» **GIVEN MATERIAL**
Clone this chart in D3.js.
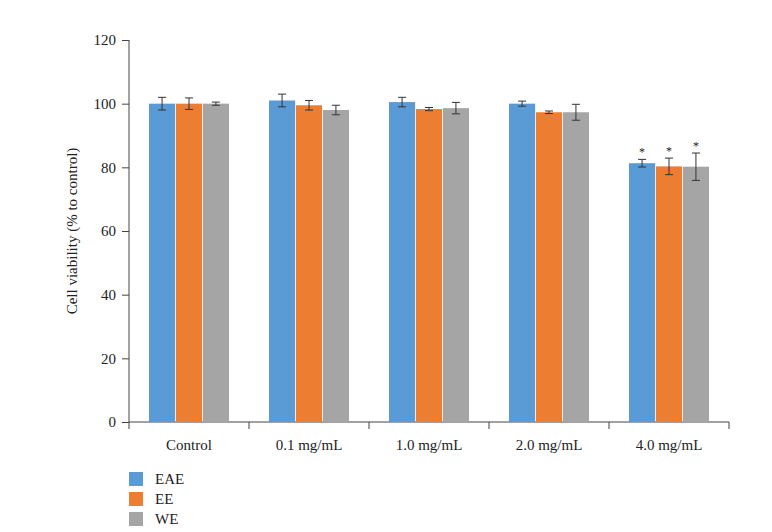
<!DOCTYPE html>
<html><head><meta charset="utf-8">
<script src="https://cdn.jsdelivr.net/npm/d3@7"></script>
<style>body{margin:0;background:#fff}text{font-family:"Liberation Serif",serif;fill:#222}</style>
</head><body><div id="chart"></div>
<script>
const categories = ["Control", "0.1 mg/mL", "1.0 mg/mL", "2.0 mg/mL", "4.0 mg/mL"];
const seriesNames = ["EAE", "EE", "WE"];
const colors = ["#5b9bd5", "#ed7d31", "#a5a5a5"];
const eaeValues = [100, 101, 100.5, 100, 81.3];
const eeValues = [100, 99.5, 98.3, 97.3, 80.3];
const weValues = [100, 98, 98.6, 97.3, 80.2];
const eaeErr = [2, 2, 1.5, 0.8, 1.2];
const eeErr = [1.8, 1.5, 0.5, 0.4, 2.6];
const weErr = [0.5, 1.5, 1.8, 2.5, 4.3];
const significant = [false, false, false, false, true];
const yTicks = [0, 20, 40, 60, 80, 100, 120];

const W = 772, H = 532;
const m = {left: 129, right: 43, top: 40, bottom: 110};
const svg = d3.select("#chart").append("svg").attr("width", W).attr("height", H);
const x = d3.scaleBand().domain(categories).range([m.left, W - m.right]);
const xs = d3.scaleBand().domain(seriesNames).range([20, x.bandwidth() - 20]).paddingInner(0.03);
const y = d3.scaleLinear().domain([0, 120]).range([H - m.bottom, m.top]);

const vals = [eaeValues, eeValues, weValues], errs = [eaeErr, eeErr, weErr];
const rows = [];
categories.forEach((c, i) => seriesNames.forEach((s, j) =>
  rows.push({c, s, j, v: vals[j][i], e: errs[j][i], sig: significant[i]})));

// y axis
const ya = svg.append("g").attr("transform", `translate(${m.left},0)`)
  .call(d3.axisLeft(y).tickValues(yTicks).tickSize(7).tickPadding(6));
// x axis
const xa = svg.append("g").attr("transform", `translate(0,${y(0)})`)
  .call(d3.axisBottom(x).tickSize(0).tickPadding(17));
xa.select(".domain").attr("d", `M${m.left},0H${W - m.right}`);
svg.append("g").selectAll("line").data(d3.range(categories.length + 1)).join("line")
  .attr("x1", i => m.left + i * x.step()).attr("x2", i => m.left + i * x.step())
  .attr("y1", y(0)).attr("y2", y(0) + 7).attr("stroke", "#444");
[ya, xa].forEach(a => { a.selectAll("path,line").attr("stroke", "#444"); a.selectAll("text").style("font-size", "15px").attr("fill", "#222"); });
ya.select(".domain").attr("d", `M0,${y(120)}V${y(0)}`);

const bars = svg.append("g").selectAll("g").data(rows).join("g")
  .attr("transform", d => `translate(${x(d.c) + xs(d.s)},0)`);
bars.append("rect").attr("y", d => y(d.v)).attr("width", xs.bandwidth())
  .attr("height", d => y(0) - y(d.v)).attr("fill", d => colors[d.j]);
const cx = xs.bandwidth() / 2;
bars.append("path").attr("stroke", "#333").attr("fill", "none")
  .attr("d", d => `M${cx},${y(d.v + d.e)}V${y(d.v - d.e)}M${cx - 4},${y(d.v + d.e)}h8M${cx - 4},${y(d.v - d.e)}h8`);
bars.filter(d => d.sig).append("text").attr("x", cx).attr("y", d => y(d.v + d.e) - 3)
  .attr("text-anchor", "middle").style("font-size", "12px").text("*");

svg.append("text").attr("transform", `translate(77,${(y(0) + y(120)) / 2}) rotate(-90)`)
  .attr("text-anchor", "middle").style("font-size", "15px").text("Cell viability (% to control)");

const lg = svg.append("g").selectAll("g").data(seriesNames).join("g")
  .attr("transform", (d, i) => `translate(129,${472 + i * 20})`);
lg.append("rect").attr("width", 14).attr("height", 14).attr("fill", (d, i) => colors[i]);
lg.append("text").attr("x", 26).attr("y", 12).style("font-size", "15px").text(d => d);
</script></body></html>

» **TASK OBJECTIVE**
Each line of the data should be quoted exactly, with pictures left out.

» **WRITTEN RESPONSE**
Clone this chart in D3.js.
<!DOCTYPE html>
<html><head><meta charset="utf-8">
<script src="https://cdn.jsdelivr.net/npm/d3@7"></script>
<style>body{margin:0;background:#fff}text{font-family:"Liberation Serif",serif;fill:#222}</style>
</head><body><div id="chart"></div>
<script>
const categories = ["Control", "0.1 mg/mL", "1.0 mg/mL", "2.0 mg/mL", "4.0 mg/mL"];
const seriesNames = ["EAE", "EE", "WE"];
const colors = ["#5b9bd5", "#ed7d31", "#a5a5a5"];
const eaeValues = [100, 101, 100.5, 100, 81.3];
const eeValues = [100, 99.5, 98.3, 97.3, 80.3];
const weValues = [100, 98, 98.6, 97.3, 80.2];
const eaeErr = [2, 2, 1.5, 0.8, 1.2];
const eeErr = [1.8, 1.5, 0.5, 0.4, 2.6];
const weErr = [0.5, 1.5, 1.8, 2.5, 4.3];
const significant = [false, false, false, false, true];
const yTicks = [0, 20, 40, 60, 80, 100, 120];

const W = 772, H = 532;
const m = {left: 129, right: 43, top: 40, bottom: 110};
const svg = d3.select("#chart").append("svg").attr("width", W).attr("height", H);
const x = d3.scaleBand().domain(categories).range([m.left, W - m.right]);
const xs = d3.scaleBand().domain(seriesNames).range([20, x.bandwidth() - 20]).paddingInner(0.03);
const y = d3.scaleLinear().domain([0, 120]).range([H - m.bottom, m.top]);

const vals = [eaeValues, eeValues, weValues], errs = [eaeErr, eeErr, weErr];
const rows = [];
categories.forEach((c, i) => seriesNames.forEach((s, j) =>
  rows.push({c, s, j, v: vals[j][i], e: errs[j][i], sig: significant[i]})));

// y axis
const ya = svg.append("g").attr("transform", `translate(${m.left},0)`)
  .call(d3.axisLeft(y).tickValues(yTicks).tickSize(7).tickPadding(6));
// x axis
const xa = svg.append("g").attr("transform", `translate(0,${y(0)})`)
  .call(d3.axisBottom(x).tickSize(0).tickPadding(17));
xa.select(".domain").attr("d", `M${m.left},0H${W - m.right}`);
svg.append("g").selectAll("line").data(d3.range(categories.length + 1)).join("line")
  .attr("x1", i => m.left + i * x.step()).attr("x2", i => m.left + i * x.step())
  .attr("y1", y(0)).attr("y2", y(0) + 7).attr("stroke", "#444");
[ya, xa].forEach(a => { a.selectAll("path,line").attr("stroke", "#444"); a.selectAll("text").style("font-size", "15px").attr("fill", "#222"); });
ya.select(".domain").attr("d", `M0,${y(120)}V${y(0)}`);

const bars = svg.append("g").selectAll("g").data(rows).join("g")
  .attr("transform", d => `translate(${x(d.c) + xs(d.s)},0)`);
bars.append("rect").attr("y", d => y(d.v)).attr("width", xs.bandwidth())
  .attr("height", d => y(0) - y(d.v)).attr("fill", d => colors[d.j]);
const cx = xs.bandwidth() / 2;
bars.append("path").attr("stroke", "#333").attr("fill", "none")
  .attr("d", d => `M${cx},${y(d.v + d.e)}V${y(d.v - d.e)}M${cx - 4},${y(d.v + d.e)}h8M${cx - 4},${y(d.v - d.e)}h8`);
bars.filter(d => d.sig).append("text").attr("x", cx).attr("y", d => y(d.v + d.e) - 3)
  .attr("text-anchor", "middle").style("font-size", "12px").text("*");

svg.append("text").attr("transform", `translate(77,${(y(0) + y(120)) / 2}) rotate(-90)`)
  .attr("text-anchor", "middle").style("font-size", "15px").text("Cell viability (% to control)");

const lg = svg.append("g").selectAll("g").data(seriesNames).join("g")
  .attr("transform", (d, i) => `translate(129,${472 + i * 20})`);
lg.append("rect").attr("width", 14).attr("height", 14).attr("fill", (d, i) => colors[i]);
lg.append("text").attr("x", 26).attr("y", 12).style("font-size", "15px").text(d => d);
</script></body></html>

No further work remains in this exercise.